Wednesday, December 23, 2015

Facebook and the Freedom of Speech

Yesterday I posted in my Facebook account the following message:

It's bilingual; the English part reads:
Things are even worse than I thought. Recently, Facebook banned quite a number of respected personalities, including:
Dmitry Puchkov
Zakhar Prilepin
Ruslan Karmanov
Ivan Rakhmetov
Lev Shyaransky

At present, this post of me, being far from any 'top-bloggership', has 244 'likes' and 41 'shares', and the count is still going on. That means, not only I see the problem, and do it this way.

Pro-Ukrainian activists seem to completely win the management over the Russian language segment of the social network.

Any possible kind of Russophobic, anti-Russian, anti-Putin propaganda is allowed, including posts that contain all obscenities the russian language is so rich of, including those based on racial or ethnic hatred. However, even the most innocent traces of dislike regarding the sutiation in Ukraine, its foreign and internal policies are usually punished with temporary bans. The five popular accounts I name as examples, are banned for a month now, and these are 'heavy bans', preventing the people even from private messages.

I see the situation as totally intolerable. Instead of uniting people, the Zuckerberg's invention has become a place for political trolling and spreading international hatred; one the basic democratic rights, namely the freedom of speech, is openly biased and suppressed.

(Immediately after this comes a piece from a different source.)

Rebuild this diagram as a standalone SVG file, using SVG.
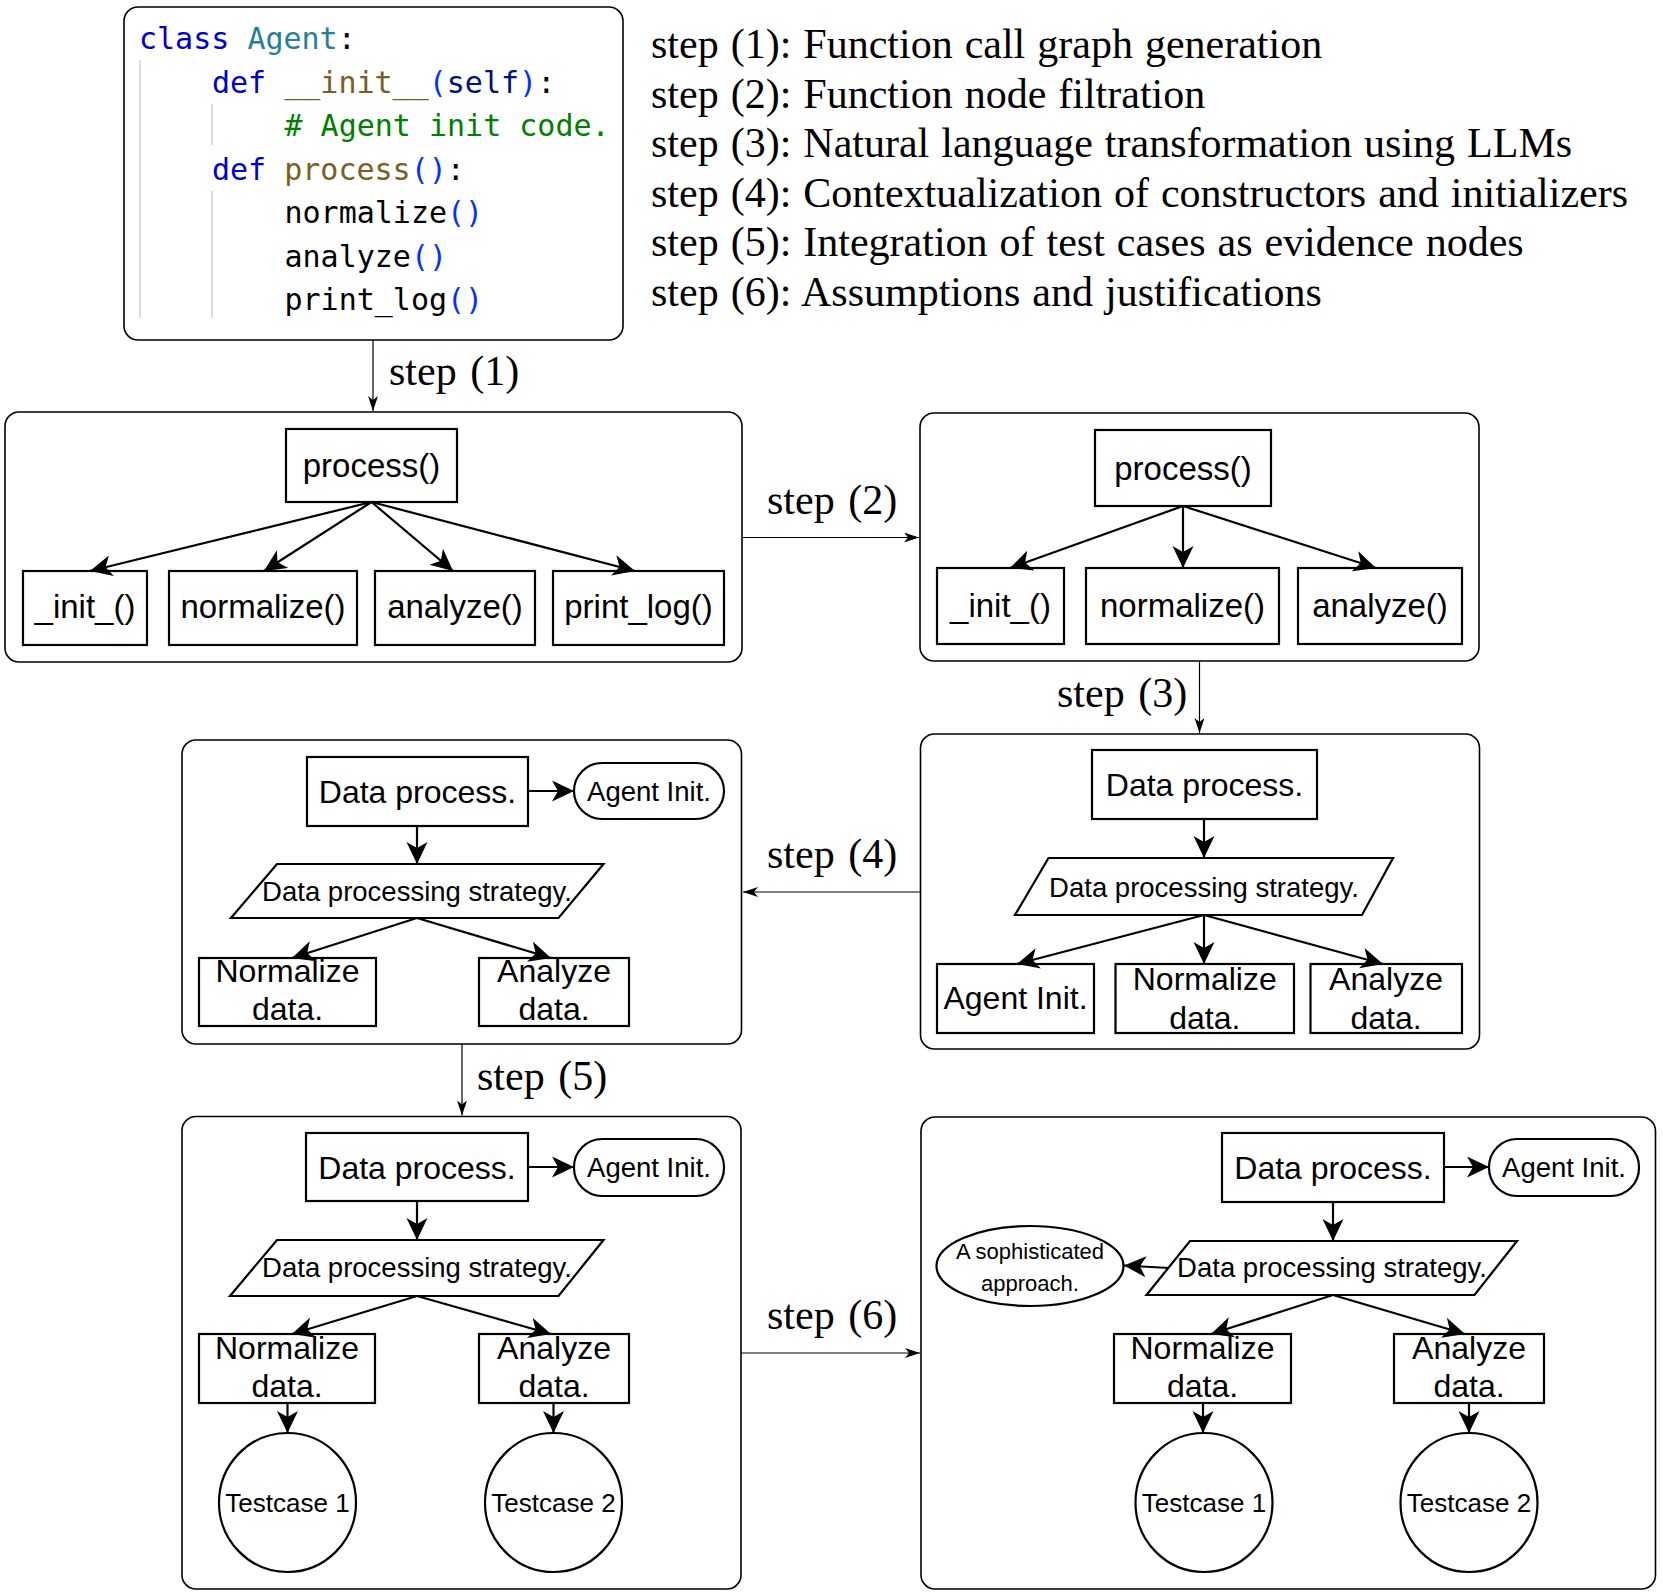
<svg xmlns="http://www.w3.org/2000/svg" width="1663" height="1595" viewBox="0 0 1663 1595">
<defs>
<style>
.panel{fill:#fff;stroke:#000;stroke-width:1.6}
.box{fill:#fff;stroke:#000;stroke-width:2.2}
.edge{fill:none;stroke:#000;stroke-width:2.2}
.thin{fill:none;stroke:#000;stroke-width:1.2}
.guide{stroke:#d0d0d0;stroke-width:1.5}
.code{font-family:"DejaVu Sans Mono","Liberation Mono",monospace;font-size:30px;fill:#000}
.serif{font-family:"Liberation Serif","Times New Roman",serif;font-size:42px;fill:#000}
.s33{font-family:"Liberation Sans",Arial,sans-serif;font-size:33px;fill:#000;text-anchor:middle}
.s32{font-family:"Liberation Sans",Arial,sans-serif;font-size:32px;fill:#000;text-anchor:middle}
.s27{font-family:"Liberation Sans",Arial,sans-serif;font-size:27.5px;fill:#000;text-anchor:middle}
.s26{font-family:"Liberation Sans",Arial,sans-serif;font-size:26px;fill:#000;text-anchor:middle}
.s22{font-family:"Liberation Sans",Arial,sans-serif;font-size:22px;fill:#000;text-anchor:middle}
.kw{fill:#0000cc}.cls{fill:#267f99}.fn{fill:#795e26}.par{fill:#0431fa}.slf{fill:#001080}.cm{fill:#008000}
</style>
<marker id="ah" markerUnits="userSpaceOnUse" markerWidth="24" markerHeight="22" refX="22" refY="10.5" orient="auto"><path d="M0,0 L22,10.5 L0,21 L6,10.5 Z" fill="#000"/></marker>
<marker id="ahs" markerUnits="userSpaceOnUse" markerWidth="16" markerHeight="12" refX="15" refY="5" orient="auto"><path d="M0,0 L15,5 L0,10 L4,5 Z" fill="#000"/></marker>
</defs>
<rect width="1663" height="1595" fill="#fff"/>

<g id="code">
<rect class="panel" x="124" y="7" width="499" height="333" rx="14"/>
<line class="guide" x1="140" y1="60" x2="140" y2="318"/>
<line class="guide" x1="212" y1="104" x2="212" y2="145"/>
<line class="guide" x1="212" y1="191" x2="212" y2="318"/>
<text class="code" x="139" y="49"><tspan class="kw">class</tspan> <tspan class="cls">Agent</tspan>:</text>
<text class="code" x="212" y="92.5"><tspan class="kw">def</tspan> <tspan class="fn">__init__</tspan><tspan class="par">(</tspan><tspan class="slf">self</tspan><tspan class="par">)</tspan>:</text>
<text class="code" x="284.5" y="136"><tspan class="cm"># Agent init code.</tspan></text>
<text class="code" x="212" y="179.5"><tspan class="kw">def</tspan> <tspan class="fn">process</tspan><tspan class="par">()</tspan>:</text>
<text class="code" x="284.5" y="223">normalize<tspan class="par">()</tspan></text>
<text class="code" x="284.5" y="266.5">analyze<tspan class="par">()</tspan></text>
<text class="code" x="284.5" y="310">print_log<tspan class="par">()</tspan></text>
</g>

<g id="legend">
<text class="serif" x="651" y="58" word-spacing="1.5">step (1): Function call graph generation</text>
<text class="serif" x="651" y="107.5" word-spacing="1.5">step (2): Function node filtration</text>
<text class="serif" x="651" y="157" word-spacing="1.5">step (3): Natural language transformation using LLMs</text>
<text class="serif" x="651" y="206.5" word-spacing="1.5">step (4): Contextualization of constructors and initializers</text>
<text class="serif" x="651" y="256" word-spacing="1.5">step (5): Integration of test cases as evidence nodes</text>
<text class="serif" x="651" y="305.5" word-spacing="1.5">step (6): Assumptions and justifications</text>
</g>

<g id="panelA">
<rect class="panel" x="5" y="412" width="737" height="250" rx="14"/>
<rect class="box" x="286" y="429" width="171" height="73"/>
<text class="s33" x="371.5" y="477">process()</text>
<rect class="box" x="23" y="571" width="124" height="74"/>
<text class="s33" x="85" y="618">_init_()</text>
<rect class="box" x="169" y="571" width="188" height="74"/>
<text class="s33" x="263" y="618">normalize()</text>
<rect class="box" x="375" y="571" width="160" height="74"/>
<text class="s33" x="455" y="618">analyze()</text>
<rect class="box" x="553" y="571" width="171" height="74"/>
<text class="s33" x="638.5" y="618">print_log()</text>
</g>

<g id="panelB">
<rect class="panel" x="920" y="413" width="559" height="248" rx="14"/>
<rect class="box" x="1095" y="430" width="176" height="76"/>
<text class="s33" x="1183" y="480">process()</text>
<rect class="box" x="937" y="568" width="127" height="76"/>
<text class="s33" x="1000.5" y="617">_init_()</text>
<rect class="box" x="1086" y="568" width="193" height="76"/>
<text class="s33" x="1182.5" y="617">normalize()</text>
<rect class="box" x="1298" y="568" width="164" height="76"/>
<text class="s33" x="1380" y="617">analyze()</text>
</g>

<g id="panelC">
<rect class="panel" x="920.5" y="734" width="559" height="315" rx="14"/>
<rect class="box" x="1092" y="750" width="225" height="69"/>
<text class="s32" x="1204.5" y="796">Data process.</text>
<polygon class="box" points="1048.5,858 1393,858 1362,915 1015,915"/>
<text class="s27" x="1204" y="896.5">Data processing strategy.</text>
<rect class="box" x="937" y="964" width="157" height="69"/>
<text class="s32" x="1015.5" y="1009">Agent Init.</text>
<rect class="box" x="1115.5" y="964" width="178.5" height="69"/>
<text class="s32" x="1204.75" y="990">Normalize</text>
<text class="s32" x="1204.75" y="1029">data.</text>
<rect class="box" x="1310.5" y="964" width="151.5" height="69"/>
<text class="s32" x="1386" y="990">Analyze</text>
<text class="s32" x="1386" y="1029">data.</text>
</g>

<g id="panelD">
<rect class="panel" x="182" y="740" width="559.5" height="304" rx="14"/>
<rect class="box" x="307" y="757" width="221" height="69"/>
<text class="s32" x="417.5" y="802.5">Data process.</text>
<rect class="box" x="574" y="763" width="150" height="56" rx="28"/>
<text class="s27" x="649" y="800.5">Agent Init.</text>
<polygon class="box" points="277,864 603.5,864 558.5,918 231,918"/>
<text class="s27" x="417" y="900.5">Data processing strategy.</text>
<rect class="box" x="199" y="958" width="177" height="68"/>
<text class="s32" x="287.5" y="982">Normalize</text>
<text class="s32" x="287.5" y="1020">data.</text>
<rect class="box" x="479" y="958" width="150" height="68"/>
<text class="s32" x="554" y="982">Analyze</text>
<text class="s32" x="554" y="1020">data.</text>
</g>

<g id="panelE">
<rect class="panel" x="182" y="1116.5" width="559" height="472.5" rx="14"/>
<rect class="box" x="306" y="1133" width="222" height="68"/>
<text class="s32" x="417" y="1178.5">Data process.</text>
<rect class="box" x="574" y="1139" width="150" height="57" rx="28"/>
<text class="s27" x="649" y="1177">Agent Init.</text>
<polygon class="box" points="277,1240 603.5,1240 558.5,1296 230,1296"/>
<text class="s27" x="417" y="1277">Data processing strategy.</text>
<rect class="box" x="199" y="1334" width="176" height="69"/>
<text class="s32" x="287" y="1359">Normalize</text>
<text class="s32" x="287" y="1397">data.</text>
<rect class="box" x="479" y="1334" width="150" height="69"/>
<text class="s32" x="554" y="1359">Analyze</text>
<text class="s32" x="554" y="1397">data.</text>
<ellipse class="box" cx="287.5" cy="1502.5" rx="68.5" ry="69.5"/>
<text class="s26" x="287.5" y="1512">Testcase 1</text>
<ellipse class="box" cx="553.5" cy="1502.5" rx="68.5" ry="69.5"/>
<text class="s26" x="553.5" y="1512">Testcase 2</text>
</g>

<g id="panelF">
<rect class="panel" x="921" y="1117" width="734.5" height="472" rx="14"/>
<rect class="box" x="1222" y="1133" width="222" height="69"/>
<text class="s32" x="1333" y="1179">Data process.</text>
<rect class="box" x="1489" y="1139" width="150" height="57" rx="28"/>
<text class="s27" x="1564" y="1177">Agent Init.</text>
<polygon class="box" points="1190,1241 1517,1241 1474.5,1295 1146.5,1295"/>
<text class="s27" x="1332" y="1277">Data processing strategy.</text>
<ellipse class="box" cx="1030" cy="1266" rx="93.5" ry="40"/>
<text class="s22" x="1030" y="1259">A sophisticated</text>
<text class="s22" x="1030" y="1291">approach.</text>
<rect class="box" x="1114" y="1334" width="177" height="69"/>
<text class="s32" x="1202.5" y="1359">Normalize</text>
<text class="s32" x="1202.5" y="1397">data.</text>
<rect class="box" x="1394" y="1334" width="150" height="69"/>
<text class="s32" x="1469" y="1359">Analyze</text>
<text class="s32" x="1469" y="1397">data.</text>
<ellipse class="box" cx="1204" cy="1502.5" rx="68.5" ry="69.5"/>
<text class="s26" x="1204" y="1512">Testcase 1</text>
<ellipse class="box" cx="1469" cy="1502.5" rx="68.5" ry="69.5"/>
<text class="s26" x="1469" y="1512">Testcase 2</text>
</g>

<g id="connectors">
<line class="thin" x1="373" y1="340" x2="373" y2="411" marker-end="url(#ahs)"/>
<line class="thin" x1="742" y1="537.5" x2="919" y2="537.5" marker-end="url(#ahs)"/>
<line class="thin" x1="1199.5" y1="661" x2="1199.5" y2="733" marker-end="url(#ahs)"/>
<line class="thin" x1="920.5" y1="892" x2="743" y2="892" marker-end="url(#ahs)"/>
<line class="thin" x1="462" y1="1044" x2="462" y2="1115.5" marker-end="url(#ahs)"/>
<line class="thin" x1="741" y1="1353" x2="920" y2="1353" marker-end="url(#ahs)"/>

<line class="edge" x1="371.5" y1="502" x2="90" y2="571" marker-end="url(#ah)"/>
<line class="edge" x1="371.5" y1="502" x2="264" y2="571" marker-end="url(#ah)"/>
<line class="edge" x1="371.5" y1="502" x2="453" y2="571" marker-end="url(#ah)"/>
<line class="edge" x1="371.5" y1="502" x2="635" y2="571" marker-end="url(#ah)"/>

<line class="edge" x1="1183" y1="506" x2="1010" y2="568" marker-end="url(#ah)"/>
<line class="edge" x1="1183" y1="506" x2="1183" y2="568" marker-end="url(#ah)"/>
<line class="edge" x1="1183" y1="506" x2="1376" y2="568" marker-end="url(#ah)"/>

<line class="edge" x1="1204" y1="819" x2="1204" y2="858" marker-end="url(#ah)"/>
<line class="edge" x1="1204" y1="915" x2="1017" y2="964" marker-end="url(#ah)"/>
<line class="edge" x1="1204" y1="915" x2="1204" y2="964" marker-end="url(#ah)"/>
<line class="edge" x1="1204" y1="915" x2="1383" y2="964" marker-end="url(#ah)"/>

<line class="edge" x1="528" y1="791" x2="574" y2="791" marker-end="url(#ah)"/>
<line class="edge" x1="417" y1="826" x2="417" y2="864" marker-end="url(#ah)"/>
<line class="edge" x1="417" y1="918" x2="292" y2="958" marker-end="url(#ah)"/>
<line class="edge" x1="417" y1="918" x2="551" y2="958" marker-end="url(#ah)"/>

<line class="edge" x1="528" y1="1167" x2="574" y2="1167" marker-end="url(#ah)"/>
<line class="edge" x1="417" y1="1201" x2="417" y2="1240" marker-end="url(#ah)"/>
<line class="edge" x1="417" y1="1296" x2="292" y2="1334" marker-end="url(#ah)"/>
<line class="edge" x1="417" y1="1296" x2="551" y2="1334" marker-end="url(#ah)"/>
<line class="edge" x1="287.5" y1="1403" x2="287.5" y2="1433" marker-end="url(#ah)"/>
<line class="edge" x1="553.5" y1="1403" x2="553.5" y2="1433" marker-end="url(#ah)"/>

<line class="edge" x1="1444" y1="1167" x2="1489" y2="1167" marker-end="url(#ah)"/>
<line class="edge" x1="1333" y1="1202" x2="1333" y2="1241" marker-end="url(#ah)"/>
<line class="edge" x1="1169" y1="1268" x2="1124" y2="1265.5" marker-end="url(#ah)"/>
<line class="edge" x1="1333" y1="1295" x2="1211" y2="1334" marker-end="url(#ah)"/>
<line class="edge" x1="1333" y1="1295" x2="1465" y2="1334" marker-end="url(#ah)"/>
<line class="edge" x1="1203" y1="1403" x2="1203" y2="1433" marker-end="url(#ah)"/>
<line class="edge" x1="1469" y1="1403" x2="1469" y2="1433" marker-end="url(#ah)"/>
</g>

<g id="step-labels">
<text class="serif" x="389" y="385" word-spacing="3">step (1)</text>
<text class="serif" x="767" y="514" word-spacing="3">step (2)</text>
<text class="serif" x="1057" y="707" word-spacing="3">step (3)</text>
<text class="serif" x="767" y="868" word-spacing="3">step (4)</text>
<text class="serif" x="477" y="1090" word-spacing="3">step (5)</text>
<text class="serif" x="767" y="1329" word-spacing="3">step (6)</text>
</g>
</svg>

Any Facebook user can see it with his or her own eyes: there are many ways to complain for the acivity he or she considers unappropriate. However, it's almost impossible to complain over these complains, to complain over unfair actions of Facebook's authorities.

The top managenet of Facebook, apparently, is not aware of the situation, because such awareness requires good knowledge of Russian. Thus,

Shame on Facebook!
Shame on Zuckerberg!

Stop political censorship in Facebook now!
Get the supporters of Ukrainian Nazis off the Russian Facebook management!

Friday, December 11, 2015

RT Celebrates 10 Years on Air

My sincere congratulations to the people behind the project.

You've done great job, you are alive and kicking'em all, and you still have a lot to do in the future.

Watch RT and think different, people!

Wednesday, December 02, 2015

Is Erdoğan a Man of His Word?

Yesterday Al-Jazeera quoted Recep Tayyip Erdoğan:
I will say something very strong here. If such a thing is proven, the nobility of our nation would require that I would not stay in office.
So he commented recent Vladimir Putin's accusations that Turkey had shot down the Russian Su-24 to protect oil supplies from ISIL.

Meanwhile, earlier today Elissa Smith of Pentagon told RIA Novosti:
We reject the assumption that the Turkish government is in arrangement to IS for oil smuggling. We didn't see any proofs in support of such charges.
Come on, people, here are the proofs as presented today by the Russian Ministry of Defense.

Tuesday, December 01, 2015

Cameron's 70,000 Moderate Fighters and Freedom of Speech

Sometimes reading Western media reveils true gems of journalism (albeit seldom without some specific Western taste).

Now it's Independent and an article of Robert Fisk titled "David Cameron, there aren't 70,000 moderate fighters in Syria - and whoever heard of a moderate with a Kalashnikov, anyway?". You are very welcome to follow the link and read it yourself, it well worth it.

However, the author cannot just pass by, leaving Russia untouched.
Vladimir Putin comprehends this. He knows that Turkey is helping Isis – this is why he is going to destroy the Isis oil smuggling route to Turkey – and, as a former serving KGB officer, he understands the cynicism of any crisis. If an American aircraft had strayed into Turkish airspace, he asked at his Kremlin press conference with François Hollande last week, does anyone believe that Turkey would have shot down the US pilots? We all know the answer to that. If Turkey wished to destroy Isis, why does it bombard Isis’ Kurdish enemies? Why does it imprison two of Turkey’s top journalists for reporting how the Turkish intelligence service smuggled weapons to Islamist fighters in Syria? And Putin is hardly going to object if the EU is bent on suicide-through-fear.
You know what?

The EU members do remember, I hope, advantages of unification and joining forces. So do we, former citizens of the Soviet Union. It's just natural, for people to unite. And unnatural — to disintegrate. The USSR fell apart due to problems carefully fed up by external forces using hot and cold warfare; and it became a geopolitical tragedy that cost tens millions of lives; at least 13 millions for Russia alone; quite close to losses in the WW2.

Now some external forces are striving to blast the EU from inside. And it looks like some people see some profit Russia could get of it. I would greatly appreciate if you explain me the reasons of such thoughts; I just do not see any advantages for Russia from Europe in flames.

It looks like authors are just obliged to bite Russia and/or Putin at least once. In the "world of democratical rights and freedoms" only that speech is free, which is politically correct and meets some "corporate standards", isn't it?